Getting targeted by a Yes Men hoax was not the only problem the Government of Canada was facing today at the talks.
Pressure is building on Canada from all sides as we move into the crucial last week. Maybe there was something in those gift baskets full of treaties that reps from the Indigenous Environmental Network left at the Canadian Embassy this morning to highlight their ongoing protests over the tar sands. Because much as environment minister Jim Prentice tries, he can’t keep the tar sands off the radar.
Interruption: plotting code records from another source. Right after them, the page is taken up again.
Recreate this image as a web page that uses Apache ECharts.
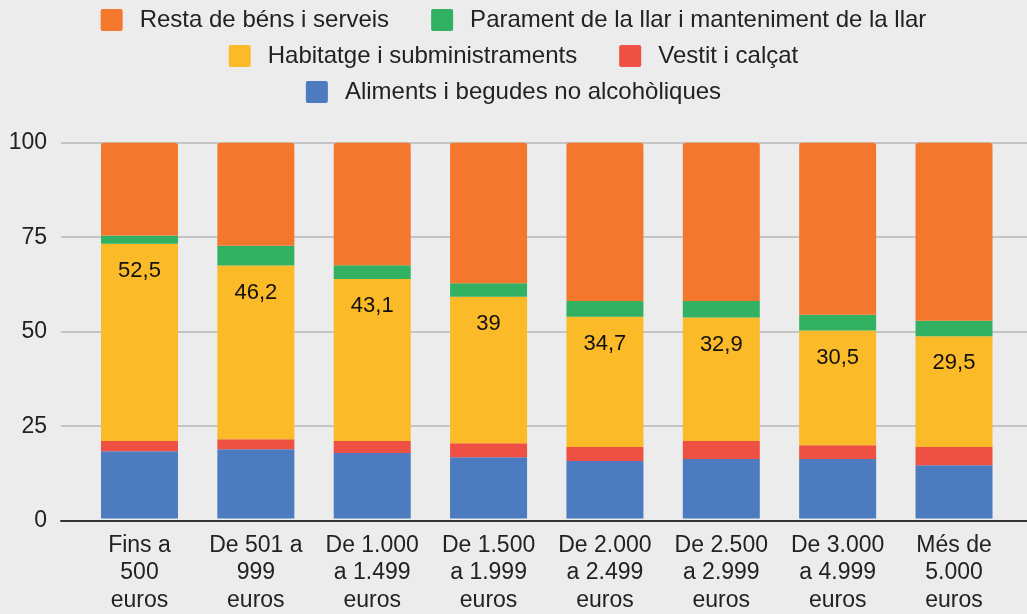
<!DOCTYPE html>
<html>
<head>
<meta charset="utf-8">
<script src="https://cdn.jsdelivr.net/npm/echarts@6/dist/echarts.min.js"></script>
<style>
  html, body { margin: 0; padding: 0; background: #ececec; }
  #chart { width: 1027px; height: 614px; }
</style>
</head>
<body>
<div id="chart"></div>
<script>
const categories = [
  'Fins a\n500\neuros', 'De 501 a\n999\neuros', 'De 1.000\na 1.499\neuros', 'De 1.500\na 1.999\neuros',
  'De 2.000\na 2.499\neuros', 'De 2.500\na 2.999\neuros', 'De 3.000\na 4.999\neuros', 'Més de\n5.000\neuros'
]
const aliments = [17.9, 18.4, 17.4, 16.3, 15.3, 15.8, 15.8, 14.2]
const vestit = [2.7, 2.7, 3.2, 3.7, 3.7, 4.8, 3.7, 4.8]
const habitatge = [52.5, 46.2, 43.1, 39, 34.7, 32.9, 30.5, 29.5]
const parament = [2.2, 5.3, 3.7, 3.6, 4.2, 4.4, 4.2, 4.1]
const resta = [24.7, 27.4, 32.6, 37.4, 42.1, 42.1, 45.8, 47.4]
const yTicks = [0, 25, 50, 75, 100]

const myChart = echarts.init(document.querySelector('#chart'))
const font = '"Liberation Sans", Arial, sans-serif'
const square = 'path://M2,0H20A2,2 0 0 1 22,2V20A2,2 0 0 1 20,22H2A2,2 0 0 1 0,20V2A2,2 0 0 1 2,0Z'

const legendBase = {
  left: 'center',
  itemWidth: 22,
  itemHeight: 22,
  itemGap: 42,
  icon: square,
  selectedMode: false,
  textStyle: { fontFamily: font, fontSize: 24, color: '#222', padding: [0, 0, 0, 12] }
}

const bar = (name, data, color, extra) => ({
  name,
  type: 'bar',
  stack: 'total',
  xAxisIndex: 1,
  yAxisIndex: 1,
  barWidth: 77,
  itemStyle: { color },
  data,
  ...extra
})

myChart.setOption({
  backgroundColor: '#ececec',
  animation: false,
  legend: [
    { ...legendBase, top: 3, data: ['Resta de béns i serveis', 'Parament de la llar i manteniment de la llar'] },
    { ...legendBase, top: 39, data: ['Habitatge i subministraments', 'Vestit i calçat'] },
    { ...legendBase, top: 75, data: ['Aliments i begudes no alcohòliques'] }
  ],
  grid: [
    { left: 61, right: 0, top: 142.7, bottom: 93.3 },
    { left: 81.3, right: 14.8, top: 142.7, bottom: 93.3 }
  ],
  xAxis: [
    {
      type: 'value', gridIndex: 0, min: 0, max: 1,
      axisLine: { show: true, onZero: false, lineStyle: { color: '#333', width: 2 } },
      axisTick: { show: false }, axisLabel: { show: false }, splitLine: { show: false }
    },
    {
      type: 'category', gridIndex: 1, data: categories,
      axisLine: { show: false }, axisTick: { show: false },
      axisLabel: { fontFamily: font, fontSize: 23, color: '#222', lineHeight: 27.5, margin: 13, interval: 0 }
    }
  ],
  yAxis: [
    {
      type: 'value', gridIndex: 0, min: 0, max: 100, interval: 25,
      axisLine: { show: false }, axisTick: { show: false },
      axisLabel: { fontFamily: font, fontSize: 23, color: '#222', margin: 14,
        formatter: v => yTicks.includes(v) ? String(v) : '' },
      splitLine: { lineStyle: { color: '#c4c4c4', width: 2 } }
    },
    { type: 'value', gridIndex: 1, min: 0, max: 100, show: false, splitLine: { show: false } }
  ],
  series: [
    bar('Aliments i begudes no alcohòliques', aliments, '#4c7bbf'),
    bar('Vestit i calçat', vestit, '#ee5143'),
    bar('Habitatge i subministraments', habitatge, '#fbba27', {
      label: {
        show: true, position: 'insideTop', distance: 16,
        fontFamily: font, fontSize: 22, color: '#111',
        formatter: p => String(p.value).replace('.', ',')
      }
    }),
    bar('Parament de la llar i manteniment de la llar', parament, '#33b163'),
    bar('Resta de béns i serveis', resta, '#f4772e', { itemStyle: { color: '#f4772e', borderRadius: [3, 3, 0, 0] } })
  ]
})
</script>
</body>
</html>
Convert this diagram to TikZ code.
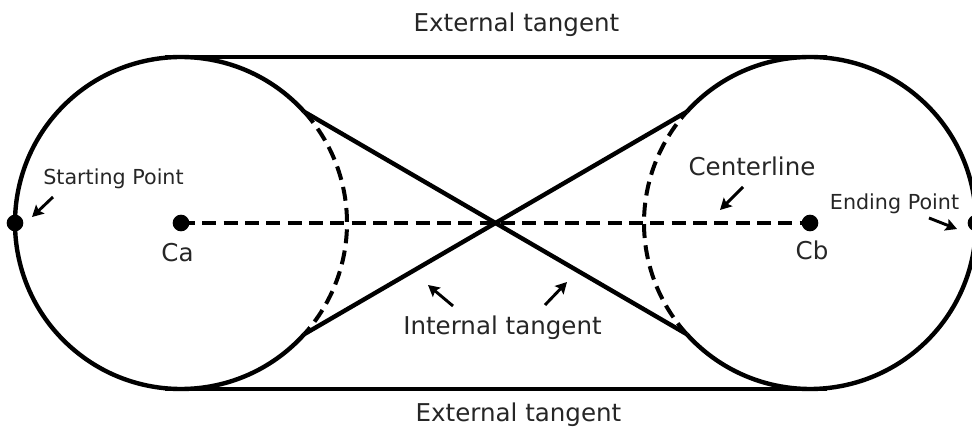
\documentclass[tikz,border=0pt]{standalone}
\usepackage{fontspec}
\setmainfont{DejaVu Sans}
\usetikzlibrary{arrows.meta}
\tikzset{
  belt/.style={line width=3.3pt},
  hidden/.style={line width=3pt,dash pattern=on 10.5pt off 5.5pt},
  ptr/.style={line width=2.2pt,-{Stealth[length=8.5pt,width=9pt,inset=1.5pt]}},
  dot/.style={circle,fill,inner sep=0pt,minimum size=12.5pt},
  lbl/.style={text=black!85,font=\fontsize{18.4}{22}\selectfont,inner sep=0pt,anchor=base},
  smalllbl/.style={lbl,font=\fontsize{15.5}{18}\selectfont}
}
\begin{document}
\begin{tikzpicture}[x=0.75pt,y=0.75pt,yscale=-1,xscale=1]
\clip (0,0) rectangle (972,427);
% pulley centres
\coordinate (Ca) at (181,223);
\coordinate (Cb) at (810,223);
% tangent end points
\coordinate (ta) at (165,57);
\coordinate (tb) at (827,57);
\coordinate (ba) at (165,389);
\coordinate (bb) at (827,389);
\coordinate (ia) at (304.4,111.9);
\coordinate (ib) at (686.6,334.1);
\coordinate (ic) at (304.4,334.1);
\coordinate (id) at (686.6,111.9);
% circles
\draw [belt] (Ca) ++(42:124.5pt) arc [start angle=42, end angle=318, radius=124.5pt];
\draw [hidden] (Ca) ++(-42:124.5pt) arc [start angle=-42, end angle=42, radius=124.5pt];
\draw [belt] (Cb) ++(-138:124.5pt) arc [start angle=-138, end angle=138, radius=124.5pt];
\draw [hidden] (Cb) ++(138:124.5pt) arc [start angle=138, end angle=222, radius=124.5pt];
% tangents
\draw [belt] (ta) -- (tb);
\draw [belt] (ba) -- (bb);
\draw [belt] (ia) -- (ib);
\draw [belt] (ic) -- (id);
\draw [hidden] (Ca) -- (Cb);
% points
\node [dot] (ca) at (Ca) {};
\node [dot] (cb) at (Cb) {};
\node [dot] (start) at (15,223) {};
\node [dot] (end) at (976,223) {};
% labels
\node [lbl] (exttop) at (516.5,32) {External tangent};
\node [lbl] (extbot) at (518.5,421.5) {External tangent};
\node [lbl] (intlbl) at (502.5,335) {Internal tangent};
\node [lbl] (cllbl) at (752,176) {Centerline};
\node [lbl] (calbl) at (177.5,261.5) {Ca};
\node [lbl] (cblbl) at (812,260) {Cb};
\node [smalllbl] (stlbl) at (113.5,185) {Starting Point};
\node [smalllbl] (enlbl) at (894.5,210) {Ending Point};
% pointers
\coordinate (s1) at (53,197);
\coordinate (s2) at (32,217);
\coordinate (c1) at (743,187);
\coordinate (c2) at (720,210);
\coordinate (e1) at (929,218);
\coordinate (e2) at (957,229);
\coordinate (i1) at (453,306);
\coordinate (i2) at (428,285);
\coordinate (j1) at (545,305);
\coordinate (j2) at (567,282);
\draw [ptr] (s1) -- (s2);
\draw [ptr] (c1) -- (c2);
\draw [ptr] (e1) -- (e2);
\draw [ptr] (i1) -- (i2);
\draw [ptr] (j1) -- (j2);
\end{tikzpicture}
\end{document}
The real trouble actually started last night when Ontario and Quebec held a joint press conference to highlight the initiatives that both provinces have taken to go well beyond the emission reduction commitments the feds are bringing to the table. But according to the “reviled” Steven Guilbeault (wrongly accused of perpetrating the Yes Men hoax), the presence of some employees of the federal government, surreptitiously planting releases pumping federal investment in the two provinces, was upsetting enough to the provincial hosts, that it significantly raised the temperature of the media meet. The provinces took the gloves off and offered up some strong criticism of the road being taken by Harper and co.
“It’s absolutely imperative that Canada take a tougher position regarding greenhouse-gas emissions,” Ontario’s environment minister John Gerretsen said.
“I don’t think it takes a genius to figure out that with the tar-sand oils that are being developed in Alberta and Saskatchewan that — of discussions that I’ve seen and been a part of — they want to continue to develop those. Obviously if they are developed, there might have to be larger greenhouse gas emissions [reductions] elsewhere in the country in order to meet our overall targets. And we want fairness.”
There is another reason that Ontario and Quebec are concerned about Canada’s position at the talks. Our country is one of only two countries holding out on agreeing to start the emissions cut countdown from 1990. By insisting on 2005 as the starting year, the feds reward Alberta, which substantially increased emissions between 1990 and 2005. But they also punish Quebec and Ontario for coming on board early with pre-2005 emission cuts by discounting their early cuts and then making it a bigger climb for these provinces to meet the new targets to come. Not pretty.
Canada’s two most populous provinces will likely soon be joined by B.C., Manitoba and others indicating that while the feds seem willing to punish more than 80 per cent of the country’s population in order to please the Alberta oil men, there is a strong base for push-back.
This is not a short-term problem for Harper. In fact, it looks like just the beginning of a serious showdown with some real political risks.
Add to this the fact that the annual Climate Change Performance Index was launched today and Canada again finished in 56th place out of the 57 countries evaluated, only outdone by Saudi Arabia.
Finally, Power Up also came out with a report today which compares Canada’s performance with the U.S.. Harper and Prentice have repeatedly commented that their policy is to match that of our neighbour to the south. This report exposes that this is far from the actual practice of our national government. The report highlights the fact that Canada’s global warming emissions are growing significantly while U.S. emissions are declining. As well, the U.S. government is providing unprecedented levels of support to clean energy and efficiency while Canada’s primary programs are expiring. In fact, the U.S. is outspending Canada as much as 14-1 per capita on renewable energy.
“Although Canadian and U.S. targets proposed at Copenhagen are superficially similar, the U.S. “target” does not include many of the programs before the legislative branch and none of its executive branch programs. Canada has no program to meet its proposed cuts.”
All of this comes as a real showdown over the Kyoto Protocol is launched by an organization of 77 developing nations. They are unhappy that the talks may not be affirming the continuance of Kyoto as legally binding to the signing parties and talks have been suspended for hours while facilitators are trying to bring them back in the room. Of course, it is the official policy of the Canadian government to replace not continue their Kyoto commitments, once again placing them on the very forefront of the issue that could scuttle a deal here this week. Not a good day to be Canadian but the good news is, not a good day for the shameful government either.